TASK DETAILS: Start at the line that has "Emit a component" and stop at the line that has "Cell, Legend, Customized". Print those lines and all lines between them exactly, and nothing more.

###

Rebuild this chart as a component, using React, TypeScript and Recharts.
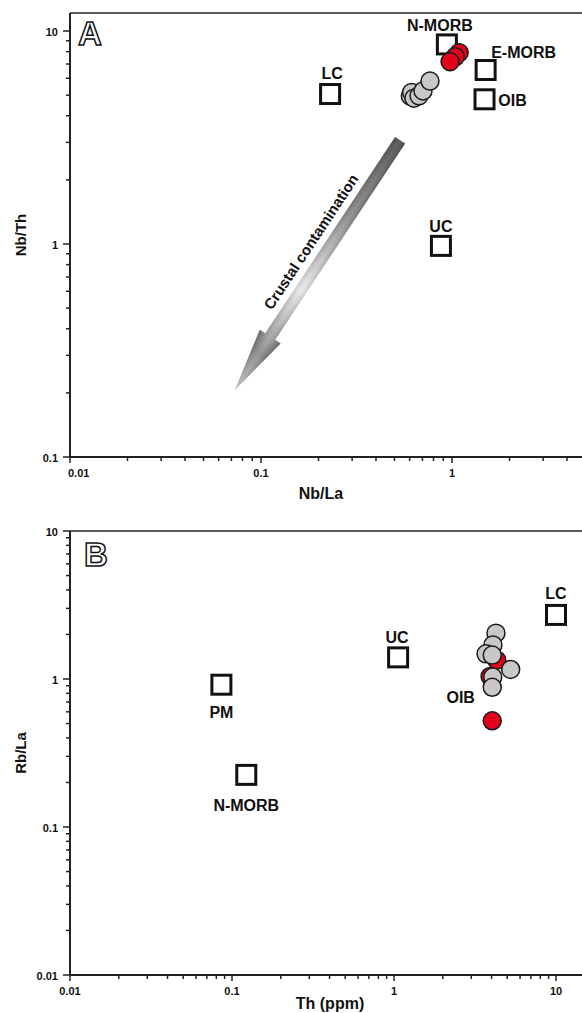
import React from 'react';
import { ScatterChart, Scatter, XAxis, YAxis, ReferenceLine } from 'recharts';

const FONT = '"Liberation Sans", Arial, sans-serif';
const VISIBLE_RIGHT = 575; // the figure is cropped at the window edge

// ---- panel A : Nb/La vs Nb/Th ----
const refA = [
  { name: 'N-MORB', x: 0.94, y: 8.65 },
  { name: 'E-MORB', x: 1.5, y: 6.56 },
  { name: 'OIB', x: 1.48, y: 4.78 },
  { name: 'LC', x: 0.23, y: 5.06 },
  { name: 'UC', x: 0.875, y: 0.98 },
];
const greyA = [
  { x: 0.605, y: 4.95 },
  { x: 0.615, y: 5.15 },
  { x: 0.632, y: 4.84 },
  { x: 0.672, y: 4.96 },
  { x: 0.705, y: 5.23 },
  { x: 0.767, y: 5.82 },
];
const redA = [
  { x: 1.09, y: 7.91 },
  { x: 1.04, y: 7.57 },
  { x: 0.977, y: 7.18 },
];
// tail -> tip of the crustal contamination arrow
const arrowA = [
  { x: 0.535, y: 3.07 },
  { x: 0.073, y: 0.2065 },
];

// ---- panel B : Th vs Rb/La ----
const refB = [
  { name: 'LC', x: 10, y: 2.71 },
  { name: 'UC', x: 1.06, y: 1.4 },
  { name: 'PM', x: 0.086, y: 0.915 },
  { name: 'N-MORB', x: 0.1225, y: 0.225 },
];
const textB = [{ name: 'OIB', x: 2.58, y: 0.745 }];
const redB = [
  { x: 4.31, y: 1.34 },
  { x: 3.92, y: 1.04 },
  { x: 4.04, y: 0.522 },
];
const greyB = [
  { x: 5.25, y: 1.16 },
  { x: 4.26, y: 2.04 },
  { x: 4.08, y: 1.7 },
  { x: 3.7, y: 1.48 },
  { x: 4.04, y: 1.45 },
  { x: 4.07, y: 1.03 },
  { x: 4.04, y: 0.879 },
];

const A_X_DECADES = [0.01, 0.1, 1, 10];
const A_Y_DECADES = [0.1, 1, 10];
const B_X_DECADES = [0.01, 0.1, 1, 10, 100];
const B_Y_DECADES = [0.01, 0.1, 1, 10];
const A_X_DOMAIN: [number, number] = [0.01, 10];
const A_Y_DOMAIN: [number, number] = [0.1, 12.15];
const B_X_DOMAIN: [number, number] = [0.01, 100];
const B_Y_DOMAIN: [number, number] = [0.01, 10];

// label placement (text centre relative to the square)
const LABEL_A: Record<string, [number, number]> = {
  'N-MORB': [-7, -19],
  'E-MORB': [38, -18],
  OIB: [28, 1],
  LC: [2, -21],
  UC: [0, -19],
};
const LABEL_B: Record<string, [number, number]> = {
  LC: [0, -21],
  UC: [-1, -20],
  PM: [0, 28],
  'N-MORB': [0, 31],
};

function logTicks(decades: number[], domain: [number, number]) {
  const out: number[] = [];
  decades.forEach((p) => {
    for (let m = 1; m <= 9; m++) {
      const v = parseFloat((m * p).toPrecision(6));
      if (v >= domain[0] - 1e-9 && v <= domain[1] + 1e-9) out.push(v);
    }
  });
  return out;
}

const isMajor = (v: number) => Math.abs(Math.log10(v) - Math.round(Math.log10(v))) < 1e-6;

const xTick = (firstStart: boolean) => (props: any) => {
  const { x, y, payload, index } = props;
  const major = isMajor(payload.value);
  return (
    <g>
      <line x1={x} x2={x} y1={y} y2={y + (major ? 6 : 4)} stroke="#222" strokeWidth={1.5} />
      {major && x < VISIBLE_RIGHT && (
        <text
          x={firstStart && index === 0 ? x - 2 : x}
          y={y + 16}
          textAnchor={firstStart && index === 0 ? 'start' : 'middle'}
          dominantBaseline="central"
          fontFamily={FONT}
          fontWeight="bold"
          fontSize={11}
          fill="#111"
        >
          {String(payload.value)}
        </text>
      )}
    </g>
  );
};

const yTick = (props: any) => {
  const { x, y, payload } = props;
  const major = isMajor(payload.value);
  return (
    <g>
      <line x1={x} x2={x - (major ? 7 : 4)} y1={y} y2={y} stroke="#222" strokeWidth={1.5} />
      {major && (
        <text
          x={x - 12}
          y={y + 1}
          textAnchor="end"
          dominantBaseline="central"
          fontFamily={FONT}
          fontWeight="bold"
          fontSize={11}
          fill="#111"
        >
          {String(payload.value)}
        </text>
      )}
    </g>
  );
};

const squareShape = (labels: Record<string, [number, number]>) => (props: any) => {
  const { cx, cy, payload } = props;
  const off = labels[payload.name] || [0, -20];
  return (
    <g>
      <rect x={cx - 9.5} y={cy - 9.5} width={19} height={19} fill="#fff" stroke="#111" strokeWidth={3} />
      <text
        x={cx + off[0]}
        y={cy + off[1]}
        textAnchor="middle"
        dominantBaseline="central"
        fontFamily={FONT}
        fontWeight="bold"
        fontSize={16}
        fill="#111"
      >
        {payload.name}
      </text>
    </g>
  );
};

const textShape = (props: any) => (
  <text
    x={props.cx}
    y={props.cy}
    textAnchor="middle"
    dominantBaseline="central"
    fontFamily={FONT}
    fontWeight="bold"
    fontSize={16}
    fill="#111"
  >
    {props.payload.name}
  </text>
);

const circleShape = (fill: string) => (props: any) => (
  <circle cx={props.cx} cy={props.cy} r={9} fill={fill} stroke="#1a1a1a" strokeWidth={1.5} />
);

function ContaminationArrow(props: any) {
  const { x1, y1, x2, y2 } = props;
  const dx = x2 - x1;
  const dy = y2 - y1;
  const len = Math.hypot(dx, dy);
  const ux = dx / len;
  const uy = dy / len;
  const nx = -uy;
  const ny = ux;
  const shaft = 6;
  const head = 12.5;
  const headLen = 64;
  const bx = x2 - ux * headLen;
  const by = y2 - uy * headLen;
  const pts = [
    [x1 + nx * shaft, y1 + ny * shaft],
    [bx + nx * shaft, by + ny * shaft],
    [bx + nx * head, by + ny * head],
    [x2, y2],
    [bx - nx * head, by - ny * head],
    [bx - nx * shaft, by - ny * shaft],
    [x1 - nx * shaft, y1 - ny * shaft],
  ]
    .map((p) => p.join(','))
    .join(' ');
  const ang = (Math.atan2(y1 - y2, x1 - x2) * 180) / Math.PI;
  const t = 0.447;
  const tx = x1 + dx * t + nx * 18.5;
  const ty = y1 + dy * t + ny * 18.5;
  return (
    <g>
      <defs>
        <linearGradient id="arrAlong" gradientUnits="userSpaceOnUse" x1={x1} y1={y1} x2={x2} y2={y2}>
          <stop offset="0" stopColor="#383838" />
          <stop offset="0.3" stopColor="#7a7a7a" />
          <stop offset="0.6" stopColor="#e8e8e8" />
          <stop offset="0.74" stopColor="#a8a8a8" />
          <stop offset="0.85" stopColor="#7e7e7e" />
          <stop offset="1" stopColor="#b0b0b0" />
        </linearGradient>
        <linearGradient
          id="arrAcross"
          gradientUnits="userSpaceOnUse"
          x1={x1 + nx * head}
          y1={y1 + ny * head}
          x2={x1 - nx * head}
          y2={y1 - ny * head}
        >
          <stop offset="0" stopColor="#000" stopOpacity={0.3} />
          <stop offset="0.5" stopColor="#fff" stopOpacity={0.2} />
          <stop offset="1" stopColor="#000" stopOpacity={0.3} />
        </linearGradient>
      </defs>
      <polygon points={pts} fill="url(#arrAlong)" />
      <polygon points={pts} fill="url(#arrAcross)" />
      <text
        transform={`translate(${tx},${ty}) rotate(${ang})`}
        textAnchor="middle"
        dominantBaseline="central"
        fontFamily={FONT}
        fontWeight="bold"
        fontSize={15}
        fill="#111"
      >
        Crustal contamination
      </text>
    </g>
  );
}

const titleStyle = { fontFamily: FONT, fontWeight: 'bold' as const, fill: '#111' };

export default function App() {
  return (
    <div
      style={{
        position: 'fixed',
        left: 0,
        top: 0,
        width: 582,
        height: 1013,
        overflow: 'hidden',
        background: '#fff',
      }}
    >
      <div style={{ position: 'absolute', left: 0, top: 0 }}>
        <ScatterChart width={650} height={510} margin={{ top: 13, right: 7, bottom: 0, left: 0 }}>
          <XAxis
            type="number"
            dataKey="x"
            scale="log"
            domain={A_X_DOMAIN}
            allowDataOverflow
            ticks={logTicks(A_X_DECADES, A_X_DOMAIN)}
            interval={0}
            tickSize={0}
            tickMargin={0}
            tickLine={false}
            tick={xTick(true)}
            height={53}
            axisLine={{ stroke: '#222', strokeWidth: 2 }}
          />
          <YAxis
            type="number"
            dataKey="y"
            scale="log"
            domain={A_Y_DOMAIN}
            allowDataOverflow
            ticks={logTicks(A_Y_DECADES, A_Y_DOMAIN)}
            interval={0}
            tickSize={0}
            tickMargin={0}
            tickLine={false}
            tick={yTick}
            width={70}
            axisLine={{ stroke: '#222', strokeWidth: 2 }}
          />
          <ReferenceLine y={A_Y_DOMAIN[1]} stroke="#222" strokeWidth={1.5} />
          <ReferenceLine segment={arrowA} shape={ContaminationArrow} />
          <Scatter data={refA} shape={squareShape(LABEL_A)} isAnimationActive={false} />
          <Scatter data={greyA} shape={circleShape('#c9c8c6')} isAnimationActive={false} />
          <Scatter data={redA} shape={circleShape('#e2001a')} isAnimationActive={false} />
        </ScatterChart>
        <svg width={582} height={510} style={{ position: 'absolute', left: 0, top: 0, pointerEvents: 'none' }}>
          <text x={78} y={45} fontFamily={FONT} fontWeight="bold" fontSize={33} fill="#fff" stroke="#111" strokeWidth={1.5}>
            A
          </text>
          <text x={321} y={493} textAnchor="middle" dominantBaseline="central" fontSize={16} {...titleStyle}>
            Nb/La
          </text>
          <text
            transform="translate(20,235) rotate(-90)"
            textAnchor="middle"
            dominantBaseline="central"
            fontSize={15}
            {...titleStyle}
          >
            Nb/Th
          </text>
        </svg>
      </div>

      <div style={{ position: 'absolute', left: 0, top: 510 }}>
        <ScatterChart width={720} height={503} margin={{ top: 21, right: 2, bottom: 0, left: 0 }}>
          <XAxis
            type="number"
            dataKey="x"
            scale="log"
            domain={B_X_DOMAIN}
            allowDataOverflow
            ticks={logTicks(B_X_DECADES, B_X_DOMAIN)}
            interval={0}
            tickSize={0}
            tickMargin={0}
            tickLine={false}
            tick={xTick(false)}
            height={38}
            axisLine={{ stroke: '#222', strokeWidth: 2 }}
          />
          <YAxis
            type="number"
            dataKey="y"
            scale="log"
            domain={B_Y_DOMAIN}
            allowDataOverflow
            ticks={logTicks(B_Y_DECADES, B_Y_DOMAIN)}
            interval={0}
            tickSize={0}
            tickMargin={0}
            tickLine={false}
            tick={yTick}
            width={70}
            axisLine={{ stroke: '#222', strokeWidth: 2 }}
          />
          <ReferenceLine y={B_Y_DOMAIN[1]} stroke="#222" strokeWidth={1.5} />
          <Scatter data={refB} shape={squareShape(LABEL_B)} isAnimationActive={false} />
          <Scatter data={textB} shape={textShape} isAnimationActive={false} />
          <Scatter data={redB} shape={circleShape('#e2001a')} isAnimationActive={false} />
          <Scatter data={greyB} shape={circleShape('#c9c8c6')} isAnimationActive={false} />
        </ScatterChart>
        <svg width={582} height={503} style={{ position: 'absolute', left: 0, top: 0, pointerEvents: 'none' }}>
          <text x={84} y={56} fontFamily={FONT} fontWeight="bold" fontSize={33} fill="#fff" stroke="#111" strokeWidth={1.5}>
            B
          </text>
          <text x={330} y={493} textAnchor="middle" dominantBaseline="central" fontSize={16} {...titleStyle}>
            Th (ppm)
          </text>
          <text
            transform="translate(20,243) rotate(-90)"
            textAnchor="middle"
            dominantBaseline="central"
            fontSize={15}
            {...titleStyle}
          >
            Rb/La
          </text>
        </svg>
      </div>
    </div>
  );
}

###

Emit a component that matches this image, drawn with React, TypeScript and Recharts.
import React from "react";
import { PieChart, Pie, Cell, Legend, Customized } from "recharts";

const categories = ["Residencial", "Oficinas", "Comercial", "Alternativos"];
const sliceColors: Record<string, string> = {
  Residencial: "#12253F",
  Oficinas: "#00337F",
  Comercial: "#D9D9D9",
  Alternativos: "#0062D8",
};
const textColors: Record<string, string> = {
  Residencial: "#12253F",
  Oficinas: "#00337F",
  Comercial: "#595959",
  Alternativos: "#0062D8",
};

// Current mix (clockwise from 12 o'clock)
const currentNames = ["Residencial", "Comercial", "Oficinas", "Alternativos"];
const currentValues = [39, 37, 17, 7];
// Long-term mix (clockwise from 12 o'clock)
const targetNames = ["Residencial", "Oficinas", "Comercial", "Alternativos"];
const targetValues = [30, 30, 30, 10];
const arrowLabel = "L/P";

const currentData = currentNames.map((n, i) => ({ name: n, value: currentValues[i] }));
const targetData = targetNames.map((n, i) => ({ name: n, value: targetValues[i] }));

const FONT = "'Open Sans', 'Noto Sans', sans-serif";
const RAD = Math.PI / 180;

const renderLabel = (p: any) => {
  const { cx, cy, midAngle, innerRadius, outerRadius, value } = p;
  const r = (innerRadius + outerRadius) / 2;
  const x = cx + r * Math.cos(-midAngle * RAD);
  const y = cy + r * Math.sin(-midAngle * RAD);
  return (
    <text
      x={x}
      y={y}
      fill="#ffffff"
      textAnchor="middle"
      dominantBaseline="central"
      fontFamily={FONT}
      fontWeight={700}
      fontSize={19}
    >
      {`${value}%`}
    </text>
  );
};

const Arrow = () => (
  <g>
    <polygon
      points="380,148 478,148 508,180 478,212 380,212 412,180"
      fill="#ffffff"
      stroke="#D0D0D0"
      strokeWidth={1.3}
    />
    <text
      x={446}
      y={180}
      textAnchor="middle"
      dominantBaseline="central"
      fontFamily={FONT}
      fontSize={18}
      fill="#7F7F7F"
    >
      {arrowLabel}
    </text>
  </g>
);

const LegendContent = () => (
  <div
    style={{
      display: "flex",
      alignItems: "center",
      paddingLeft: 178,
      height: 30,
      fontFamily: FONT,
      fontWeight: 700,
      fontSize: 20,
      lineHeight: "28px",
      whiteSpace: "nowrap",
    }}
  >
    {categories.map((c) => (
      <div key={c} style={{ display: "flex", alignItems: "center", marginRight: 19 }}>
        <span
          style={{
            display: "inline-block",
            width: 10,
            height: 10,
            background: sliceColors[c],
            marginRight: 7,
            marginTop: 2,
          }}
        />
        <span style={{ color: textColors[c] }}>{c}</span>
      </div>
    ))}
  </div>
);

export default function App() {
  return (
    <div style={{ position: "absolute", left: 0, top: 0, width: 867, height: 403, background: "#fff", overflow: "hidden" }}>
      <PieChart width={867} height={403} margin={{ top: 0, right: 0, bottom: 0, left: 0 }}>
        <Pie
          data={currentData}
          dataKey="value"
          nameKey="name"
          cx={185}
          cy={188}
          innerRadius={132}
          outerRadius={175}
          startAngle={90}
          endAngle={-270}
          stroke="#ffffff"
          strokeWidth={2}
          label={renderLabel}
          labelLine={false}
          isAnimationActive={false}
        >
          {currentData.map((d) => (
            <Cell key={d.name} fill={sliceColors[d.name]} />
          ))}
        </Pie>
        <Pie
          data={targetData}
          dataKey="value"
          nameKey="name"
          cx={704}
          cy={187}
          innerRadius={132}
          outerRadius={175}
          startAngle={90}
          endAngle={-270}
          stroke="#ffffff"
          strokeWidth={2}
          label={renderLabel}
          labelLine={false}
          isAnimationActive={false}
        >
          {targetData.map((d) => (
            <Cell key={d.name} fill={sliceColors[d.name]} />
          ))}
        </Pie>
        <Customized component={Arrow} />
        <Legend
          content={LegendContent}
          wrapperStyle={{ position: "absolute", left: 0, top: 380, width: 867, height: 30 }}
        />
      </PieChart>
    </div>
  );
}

###

SOLUTION:
Emit a component that matches this image, drawn with React, TypeScript and Recharts.
import React from "react";
import { PieChart, Pie, Cell, Legend, Customized } from "recharts";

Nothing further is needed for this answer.